Reported job growth related to air cargo activities has been noteworthy
The story is slightly different for the cargo segment.
In 2021 John C. Munro Hamilton experienced steady organic growth in its cargo activity due to the rise of e-commerce, and then further accelerated by pandemic relief.
As Hamilton is the largest domestic overnight express cargo airport in Canada, cargo operations continue to exhibit the greatest overall impact by generating 2,770 jobs (+29% increase over 2017) and CAD1 billion in industry activity.
Infrastructure investments generated a 1800% increase in jobs
Similarly, spin-off capital investments have continued to grow as a result of cargo facility development and other airport infrastructure improvements.
Several expansion projects by airport partners included DHL and KF Aerospace, who increased capacity to address their respective growth needs. Spending on the airport's capital investments in turn generated 760 jobs - a notable +1800% increase from 2017.

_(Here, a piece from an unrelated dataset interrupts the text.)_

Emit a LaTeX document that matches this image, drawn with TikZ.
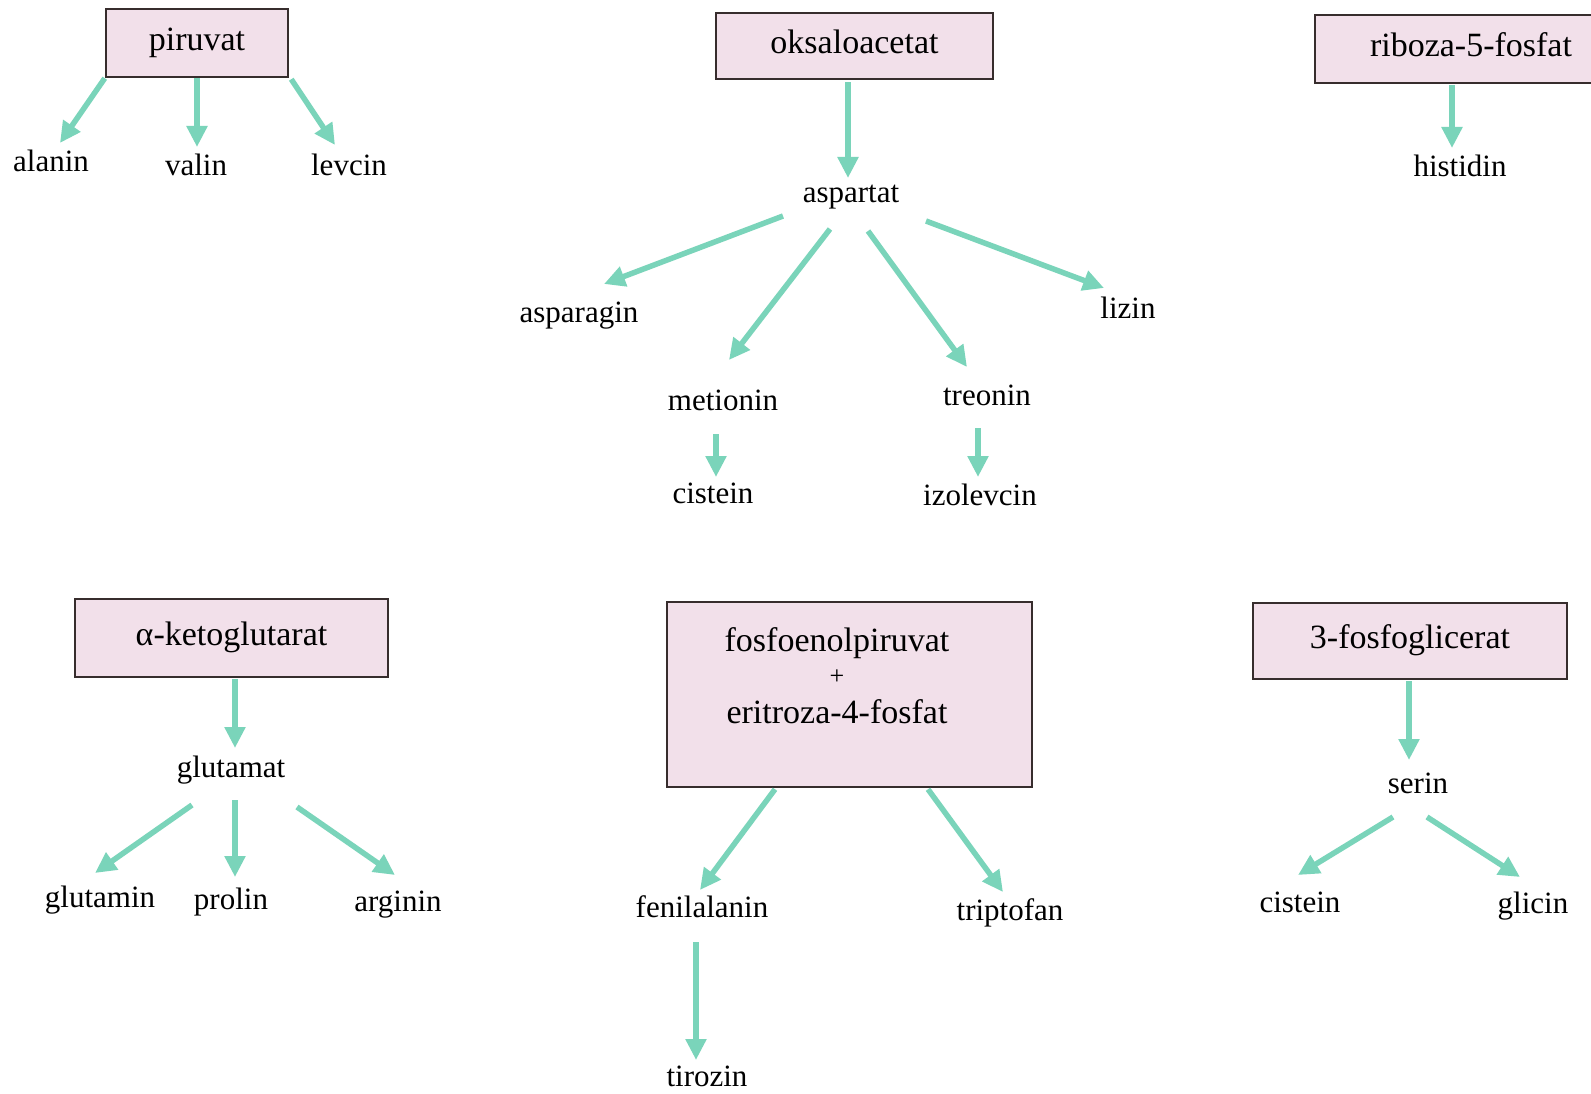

Airport City development project on nearby land was approved almost 10 years ago
According to the CAPA Airport Construction Database, in 2013 the Ontario Municipal Board approved the development of 555 hectares of land around the airport into an Airport Employment Growth District (AEGD) by 2031. The approval was part of a 10-year process to open up approximately 720 hectares around the airport to long term development.

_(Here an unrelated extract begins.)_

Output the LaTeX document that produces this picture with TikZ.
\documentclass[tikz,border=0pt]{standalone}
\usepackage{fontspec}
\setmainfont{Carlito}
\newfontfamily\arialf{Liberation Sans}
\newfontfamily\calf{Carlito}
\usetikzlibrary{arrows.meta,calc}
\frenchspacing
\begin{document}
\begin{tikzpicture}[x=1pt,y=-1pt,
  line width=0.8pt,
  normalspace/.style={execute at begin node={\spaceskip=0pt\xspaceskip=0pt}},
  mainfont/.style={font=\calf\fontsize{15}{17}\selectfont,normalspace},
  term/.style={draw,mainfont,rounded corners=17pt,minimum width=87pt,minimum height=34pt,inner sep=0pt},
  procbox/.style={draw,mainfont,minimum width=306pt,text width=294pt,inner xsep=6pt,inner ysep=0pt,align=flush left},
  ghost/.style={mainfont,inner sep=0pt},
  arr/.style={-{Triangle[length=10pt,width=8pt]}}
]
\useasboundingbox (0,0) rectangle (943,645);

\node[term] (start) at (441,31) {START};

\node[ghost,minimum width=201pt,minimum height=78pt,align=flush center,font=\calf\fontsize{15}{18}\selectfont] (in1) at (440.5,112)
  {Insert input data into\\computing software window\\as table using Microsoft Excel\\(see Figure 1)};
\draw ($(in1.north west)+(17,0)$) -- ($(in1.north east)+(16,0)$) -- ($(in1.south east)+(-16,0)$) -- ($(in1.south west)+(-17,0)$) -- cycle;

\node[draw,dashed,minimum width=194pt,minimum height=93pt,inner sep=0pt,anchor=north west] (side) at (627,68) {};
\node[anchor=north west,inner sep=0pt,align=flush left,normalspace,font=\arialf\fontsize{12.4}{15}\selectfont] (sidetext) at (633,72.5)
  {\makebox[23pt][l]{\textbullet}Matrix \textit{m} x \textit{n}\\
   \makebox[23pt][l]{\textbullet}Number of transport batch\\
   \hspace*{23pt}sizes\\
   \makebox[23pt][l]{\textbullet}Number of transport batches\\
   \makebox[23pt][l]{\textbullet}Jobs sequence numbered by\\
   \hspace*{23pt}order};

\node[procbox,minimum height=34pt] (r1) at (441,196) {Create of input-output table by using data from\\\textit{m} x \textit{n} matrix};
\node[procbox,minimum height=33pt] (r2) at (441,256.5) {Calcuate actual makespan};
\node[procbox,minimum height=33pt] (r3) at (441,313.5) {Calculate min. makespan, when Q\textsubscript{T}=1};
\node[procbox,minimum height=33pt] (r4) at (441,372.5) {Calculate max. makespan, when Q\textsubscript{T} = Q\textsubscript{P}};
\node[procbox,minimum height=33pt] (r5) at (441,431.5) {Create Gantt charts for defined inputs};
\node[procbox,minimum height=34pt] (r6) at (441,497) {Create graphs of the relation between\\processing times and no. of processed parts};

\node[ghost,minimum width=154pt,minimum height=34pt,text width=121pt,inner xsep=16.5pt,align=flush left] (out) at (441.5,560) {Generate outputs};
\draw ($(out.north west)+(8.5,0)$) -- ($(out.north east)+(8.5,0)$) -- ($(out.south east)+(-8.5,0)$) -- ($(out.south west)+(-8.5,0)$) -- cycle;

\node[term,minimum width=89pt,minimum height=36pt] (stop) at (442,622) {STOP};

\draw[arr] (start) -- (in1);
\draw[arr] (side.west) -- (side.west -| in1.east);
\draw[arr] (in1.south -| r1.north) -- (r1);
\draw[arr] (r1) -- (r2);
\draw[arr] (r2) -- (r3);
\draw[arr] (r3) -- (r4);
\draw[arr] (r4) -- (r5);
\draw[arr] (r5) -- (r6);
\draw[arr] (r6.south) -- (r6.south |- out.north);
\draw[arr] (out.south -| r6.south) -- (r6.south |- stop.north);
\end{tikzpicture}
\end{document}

At the time the City of Toronto stated that the project would provide 80,000 jobs and bring CAD70 million per year in taxes by 2031. The proposal, which would reportedly cost CAD350 million, would represent the single largest urban boundary expansion in the history of Hamilton.
At the time of writing only a small part of the anticipated development has actually taken place, and it remains one for the future.
Economic impacts "felt well beyond Hamilton"
ICF (the US consultancy) further concluded that impacts would be felt beyond the immediate Hamilton region, creating a greater impact province-wide (although no evidence for this was offered in the press release; 'indirect' and 'induced' economic impacts are usually regarded as potentially tenuous unless convincing verification can be provided).
For example, when the economic impacts to Ontario are factored in, no less than 9,810 jobs and CAD2.7 billion in economic impact is attributed to activity related to John C. Munro Hamilton, which "further validates its strength as an important economic engine for the City and the region."
There are many ways to spin a story. The remark immediately above, about the indirect impacts of the airport activity on the wider province, would be more convincing if data could be provided specifically for 2020/21, which would help in assessing the airport's impact in comparison to the very stern lockdown and travel restriction policies enacted by the Canadian government, which have been some of the most aggressive in the world, and some of which continue today.
It would also be useful to see year-by-year data on passenger and cargo activity contrasted with job creation or losses during those periods, even month by month.
Many other airports could benefit from following suit
However, looking at the big picture here, the airport and its management is to be congratulated for commissioning such a report when the outcome could have been both negative and dispiriting.
As it happens, the report is neither. It shows that airports can, and did, survive during the worldwide pandemic, and that those that were best prepared by way of increasing operational and investment activity before the pandemic have even 'flourished' in some ways, at least over the five years as a whole.
It could even be argued that it is incumbent upon all airports to commission such studies as soon as possible, in order to bolster their arguments for future expansion. Because as one huge imposition, the pandemic, shows some signs of subsiding - and putting aside the potential for global conflict - another one, the environment, is once again raising its head like a dormant lion rising from its slumber and sniffing the wind for a kill.